We have produced two model constitutions for CIOs:
- the foundation model is for charities whose only voting members will be the charity trustees
- the association model is for charities that will have a wider membership, including voting members other than the trustees
In practice a CIO using the foundation model will be like an unincorporated charitable trust, run by a small group of people (the charity trustees) who will make all key decisions. There may be no time limit on how long charity trustees may serve and they will probably appoint new charity trustees.
A CIO using the ‘association’ model will have a wider voting membership who must make certain decisions (such as amending the constitution), will usually appoint some or all of the charity trustees (who will serve for fixed terms), and may be involved in the work of the CIO.
Like companies, which must have both members and company directors, all CIOs must have members and charity trustees.
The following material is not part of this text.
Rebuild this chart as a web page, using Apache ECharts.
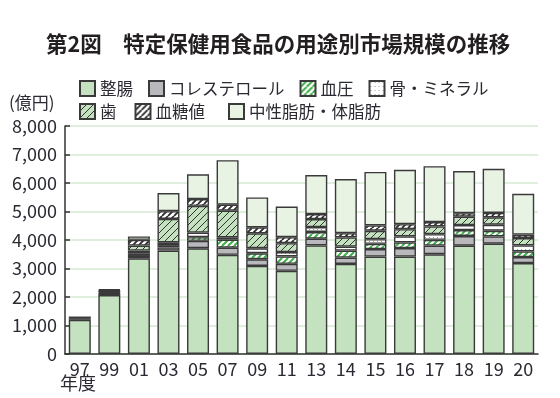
<!DOCTYPE html>
<html>
<head>
<meta charset="utf-8">
<script src="https://cdn.jsdelivr.net/npm/echarts@6/dist/echarts.min.js"></script>
<style>
  html, body { margin: 0; padding: 0; background: #fff; }
  #chart { width: 560px; height: 398px; }
</style>
</head>
<body>
<div id="chart"></div>
<script>
// 年度
const years = ["97", "99", "01", "03", "05", "07", "09", "11", "13", "14", "15", "16", "17", "18", "19", "20"];
const yTicks = [0, 1000, 2000, 3000, 4000, 5000, 6000, 7000, 8000];

// 用途別市場規模（億円）
const seichou = [1200, 2070, 3360, 3630, 3710, 3480, 3090, 2920, 3810, 3160, 3420, 3420, 3500, 3800, 3870, 3190];
const cholesterol = [0, 20, 80, 110, 260, 250, 235, 245, 235, 225, 260, 295, 305, 340, 255, 210];
const ketsuatsu = [0, 50, 95, 80, 130, 280, 210, 260, 235, 245, 185, 200, 200, 210, 200, 200];
const hone = [50, 30, 95, 100, 160, 80, 175, 150, 175, 140, 165, 210, 200, 175, 210, 210];
const ha = [15, 50, 175, 820, 940, 940, 525, 315, 280, 320, 295, 255, 270, 295, 260, 260];
const kettouchi = [0, 20, 200, 270, 235, 210, 210, 210, 175, 150, 185, 175, 155, 120, 155, 120];
const chuusei = [50, 30, 120, 640, 870, 1560, 1050, 1075, 1370, 1900, 1880, 1910, 1960, 1480, 1550, 1430];

const FONT = '"Noto Sans CJK JP", "Noto Sans", sans-serif';
const TEXT = "#2a2a33";
const EDGE = "#3a3a3a";

function hatch(bg, line, width, gap) {
  const c = document.createElement("canvas");
  c.width = gap;
  c.height = gap;
  const g = c.getContext("2d");
  g.fillStyle = bg;
  g.fillRect(0, 0, gap, gap);
  g.strokeStyle = line;
  g.lineWidth = width;
  g.beginPath();
  // "/" 方向の斜線（タイル境界でつながるように3本）
  for (let k = -1; k <= 1; k++) {
    g.moveTo(k * gap, gap);
    g.lineTo(k * gap + gap, 0);
  }
  g.stroke();
  return { image: c, repeat: "repeat" };
}

function dots() {
  const c = document.createElement("canvas");
  c.width = 4;
  c.height = 4;
  const g = c.getContext("2d");
  g.fillStyle = "#ffffff";
  g.fillRect(0, 0, 4, 4);
  g.fillStyle = "#9a9a9a";
  g.fillRect(1, 1, 1, 1);
  return { image: c, repeat: "repeat" };
}

const seriesDefs = [
  { name: "整腸", data: seichou, color: "#c4e2bf" },
  { name: "コレステロール", data: cholesterol, color: "#b9b9bd" },
  { name: "血圧", data: ketsuatsu, color: hatch("#ffffff", "#3fae49", 2, 6) },
  { name: "骨・ミネラル", data: hone, color: dots() },
  { name: "歯", data: ha, color: hatch("#c4e2bf", "#333333", 1, 7) },
  { name: "血糖値", data: kettouchi, color: hatch("#ffffff", "#2a2a2a", 1.8, 6) },
  { name: "中性脂肪・体脂肪", data: chuusei, color: "#e8f3e4" },
];

const chart = echarts.init(document.getElementById("chart"));

const legendBase = {
  orient: "horizontal",
  icon: "rect",
  itemWidth: 15,
  itemHeight: 15,
  itemGap: 15,
  textStyle: { fontFamily: FONT, fontSize: 16.5, color: TEXT },
  padding: 0,
};

const option = {
  animation: false,
  textStyle: { fontFamily: FONT },
  title: {
    text: "第2図　特定保健用食品の用途別市場規模の推移",
    left: 46,
    top: 33,
    padding: 0,
    textStyle: { fontFamily: FONT, fontSize: 21.5, fontWeight: "bold", color: "#231f20" },
  },
  legend: [
    Object.assign({}, legendBase, { left: 79, top: 80, data: ["整腸", "コレステロール", "血圧", "骨・ミネラル"] }),
    Object.assign({}, legendBase, { left: 79, top: 103, itemGap: 18, data: ["歯", "血糖値"] }),
    Object.assign({}, legendBase, { left: 228, top: 103, data: ["中性脂肪・体脂肪"] }),
  ],
  graphic: [
    {
      type: "text",
      left: 9,
      top: 94,
      style: { text: "(億円)", font: "17px " + FONT, fill: TEXT },
    },
    {
      type: "text",
      left: 60,
      top: 374,
      style: { text: "年度", font: "18px " + FONT, fill: TEXT },
    },
  ],
  grid: { left: 65, right: 22, top: 126, bottom: 44 },
  xAxis: {
    type: "category",
    data: years,
    axisLine: { lineStyle: { color: "#333", width: 1.5 } },
    axisTick: { show: false },
    axisLabel: { color: TEXT, fontSize: 18, fontFamily: FONT, margin: 6 },
  },
  yAxis: {
    type: "value",
    min: yTicks[0],
    max: yTicks[yTicks.length - 1],
    interval: 1000,
    axisLine: { show: true, lineStyle: { color: "#333", width: 1.5 } },
    axisTick: { show: true, inside: true, length: 5, lineStyle: { color: "#333", width: 1.5 } },
    axisLabel: { color: TEXT, fontSize: 18, fontFamily: FONT, margin: 8 },
    splitLine: { lineStyle: { color: "#d6ead2", width: 1.5 } },
  },
  series: seriesDefs.map((s) => ({
    name: s.name,
    type: "bar",
    stack: "total",
    barWidth: 22,
    // 値が0の区分は描かない（枠線だけが残らないように）
    data: s.data.map((v) => (v === 0 ? "-" : v)),
    itemStyle: { color: s.color, borderColor: EDGE, borderWidth: 1.4 },
  })),
};

chart.setOption(option);
</script>
</body>
</html>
Depending on the CIO’s needs, the same individuals can be both members and charity trustees, or there can be a wider membership made up of people who are not the charity trustees.
Section 206(5) of the Charities Act 2011 gives the Charity Commission power to make regulations to specify the form of a CIO's constitution. View the regulations (PDF).
If you are applying to register a CIO and are not using one of the Commission’s model CIO constitutions we ask you to provide two copies of your CIO constitution, one of which is clearly marked up to show any changes or deviations from the Commission’s model. This will help to speed up our assessment of your application.